The auditing problems may turn out to be green eyeshade technicalities. The company wouldn't say. But investors clearly feared the worst, and they clearly have lost confidence in Sykes.

The stakes are high for the bay area, where founder John Sykes is viewed as something of a superhero among business leaders and has become one of the state's leading philanthropists.

Just last Thursday, he and his wife, Susan, said they were giving $28-million to the University of Tampa, thought to be the largest single gift ever to a university in Florida. Sykes is also a prime mover in Florida's ambitious effort to land the 2012 Summer Olympics.

Much of Sykes' wealth is tied up in the company he started. Sykes, who is chairman and chief executive officer, owns more than 40 percent, or about 18-million shares.

Two weeks ago, his shares were worth on paper more than $900-million. After Tuesday, they are worth about $330-million.

In the past year, Sykes, 63, has delegated day-to-day operation of the company to his subordinates. Now, analysts question whether management has lost some control of the high-flying company.

When the company went public in April 1996, it had six call centers and 2,000 employees. Today, Sykes is a global company with 38 call centers and 14,000 employees. More than 200 work at the Tampa headquarters.

"Anytime you grow as quickly as Sykes, it certainly tests the controls and infrastructure you have in place," said Steven Toomey, an analyst at George K. Baum & Co. in Kansas City.

John Sykes moved to Tampa from Charlotte, N.C., in 1993 after separating from his first wife. He brought his company with him, and it found a niche answering consumers' questions about their computers and software. The company also provided help-desk support for large companies.

His customer list boasts some of the biggest names in the technology industry, such as Microsoft Corp., Apple Computer and IBM Corp. Customers calling such companies when their computer crashes may never realize that the "tech support" agent they talk to really works for Sykes.

As his company grew, Sykes created goodwill outside Tampa by opening call centers in small towns from Ponca City, Okla., to Milton-Freewater, Ore. Last July, President Clinton applauded him for building two centers in Eastern Kentucky that would each employ about 200 people. The CEO's motives were not entirely charitable. He extracted millions of dollars in incentives for the company from governments and civic groups to open facilities in their towns.

But the company's growth stalled in the fourth quarter ended Dec. 31, primarily because it could not close three contracts worth $10-million in revenue.
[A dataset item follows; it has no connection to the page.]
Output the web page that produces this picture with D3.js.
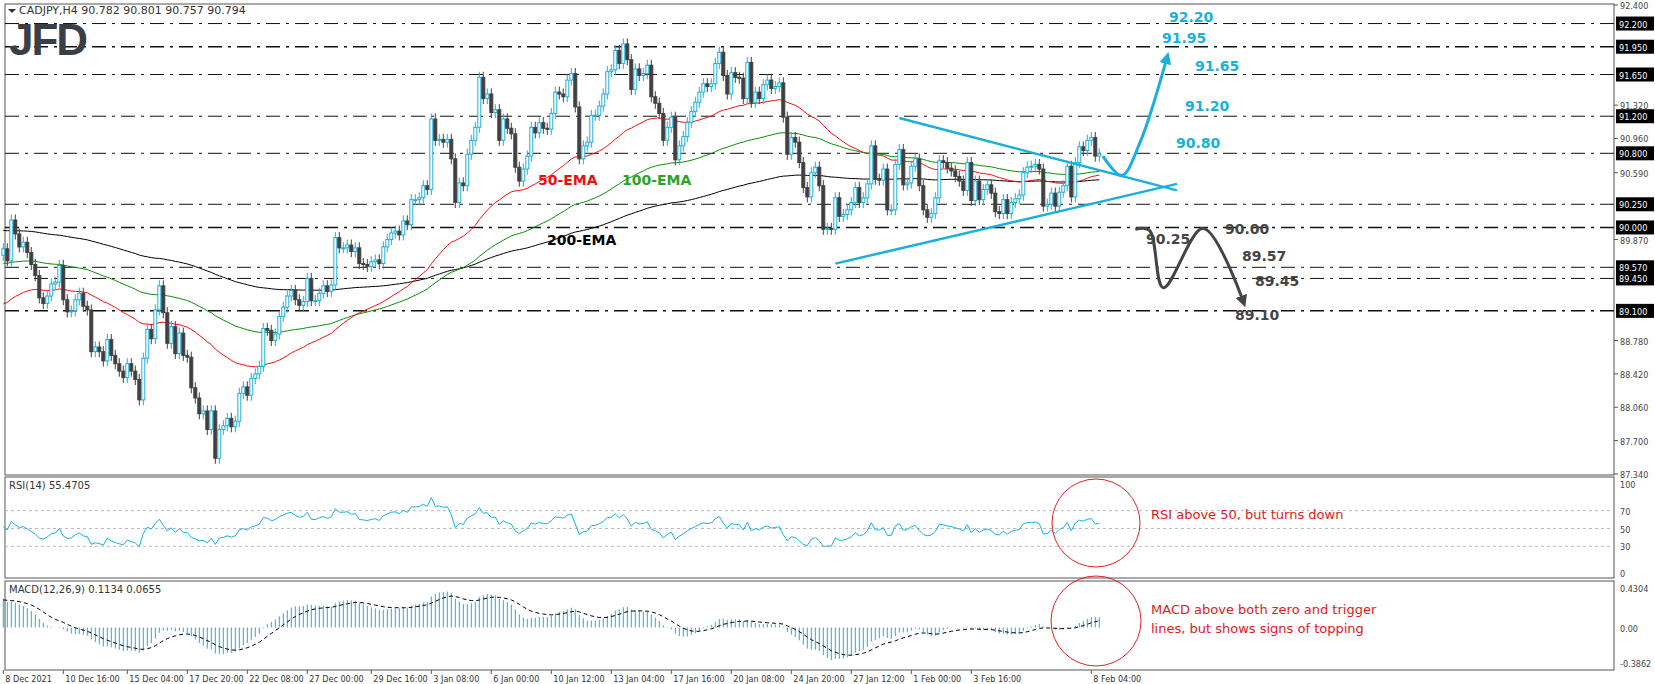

Sykes expects earnings per share of 20 cents to 22 cents a share, much less than the 37-cent estimate of analysts.

The latest news about the incomplete audit has analysts even more concerned. "Historically, when a company postpones its earnings release and auditors need more information, the outcome hasn't been good for investors," Brian Maimone of ING Barings LLC in New York told Bloomberg News.

John Mahoney of Raymond James & Associates in St. Petersburg lowered Sykes' rating to "market perform" from "strong buy" until the company sheds more light on last year's financial statements.

Sykes president David Grimes declined to characterize the kind of information auditors requested.

Ernst & Young LLP, the company's auditors, did not return a phone call to its Tampa office.

A Sykes shareholder on Tuesday sued the company, the founder and chief financial officer Scott Bendert, accusing them of securities fraud for artificially inflating the stock price. The plaintiff is seeking class-action status, according to the lawsuit filed in U.S. District Court in Tampa.

Sykes presumably was sensitive to accounting issues after an independent research firm assailed its practices last year. The Center for Research and Analysis in Maryland, which specializes in spotting red flags in the finances of public companies, challenged the way Sykes recognized certain types of revenue. CFRA also predicted the company was due for an earnings shock.

Investors shook off the questions about Sykes' accounting practices the first time, but now they are not so sure.